Another coding tip: instead of writing
if (strcmp(argv[1], "-d")) {
if (strcmp(argv[3], "-b")) {
decimal2binary(argv[2], &datai);
printf("output is : %d" , datai);
} else {
printf("invalid parameter");
}
} else {
printf("invalid parameter");
}
you can refactor the nested if blocks to make them simpler and easier to understand. In general it's a good idea to check for error conditions early, to separate the error-checking from the core processing, and to explain errors as specifically as possible so the user will know how to correct them.
If you do this, it may also be easier to realize that both of the original conditions should be negated:
if (strcmp(argv[1], "-d") != 0) {
printf("Error: first parameter must be -d\n");
else if (strcmp(argv[3], "-b") != 0) {
printf("Error: third parameter must be -b\n");
} else {
decimal2binary(argv[2], &datai);
printf("Output is: %d\n" , datai);
}
void decimal2binary(char *decimal, int *binary) {
decimal = malloc(sizeof(char) * 32);
...
}
The above lines of code allocate a new block of memory to decimal, which will then no longer point to the input data.

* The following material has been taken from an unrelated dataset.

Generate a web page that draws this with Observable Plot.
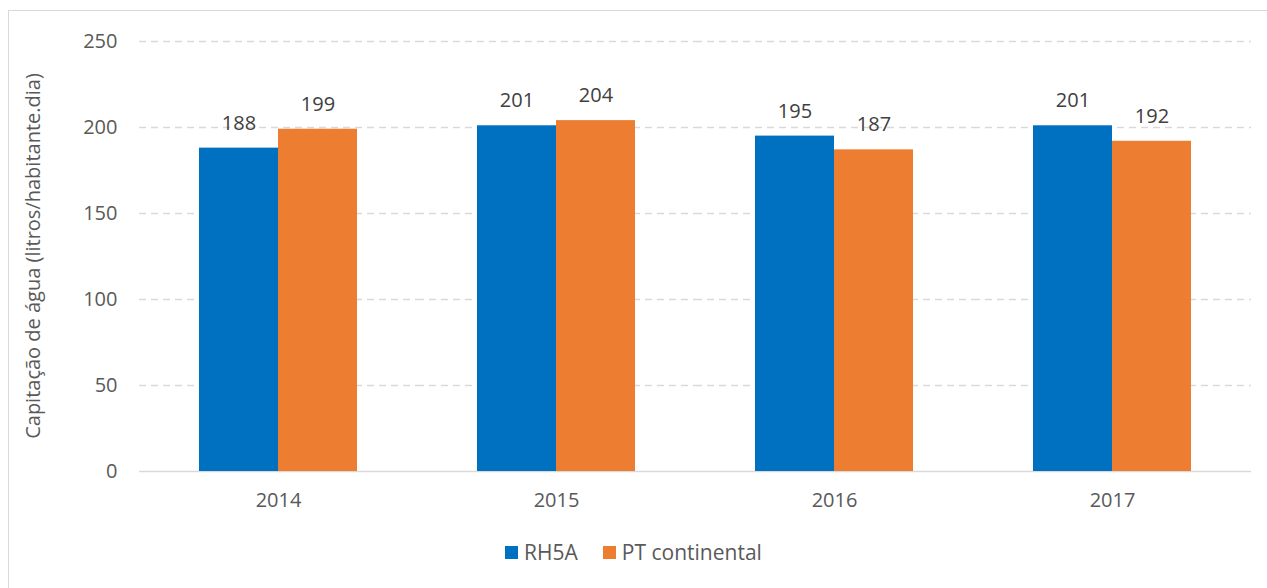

Then the line
long int dec = myatoi(decimal);
assigns the (random values in the) newly-allocated memory to dec.
So remove the line
decimal = malloc(sizeof(char) * 32);
and you will get the correct answer.
if(!strcmp(argv[3] , "-b"))
if(!strcmp(argv[3] , "-d"))
The result of the string compare function should be negated so that you can proceed. Else it will print invalid parameter. Because the strcmp returns '0' when the string is equal.
In the 'decimal2binary' function you are allocating a new memory block inside the function for the input parameter 'decimal',
decimal = malloc(sizeof(char) * 32);
This would actually overwrite your input parameter data.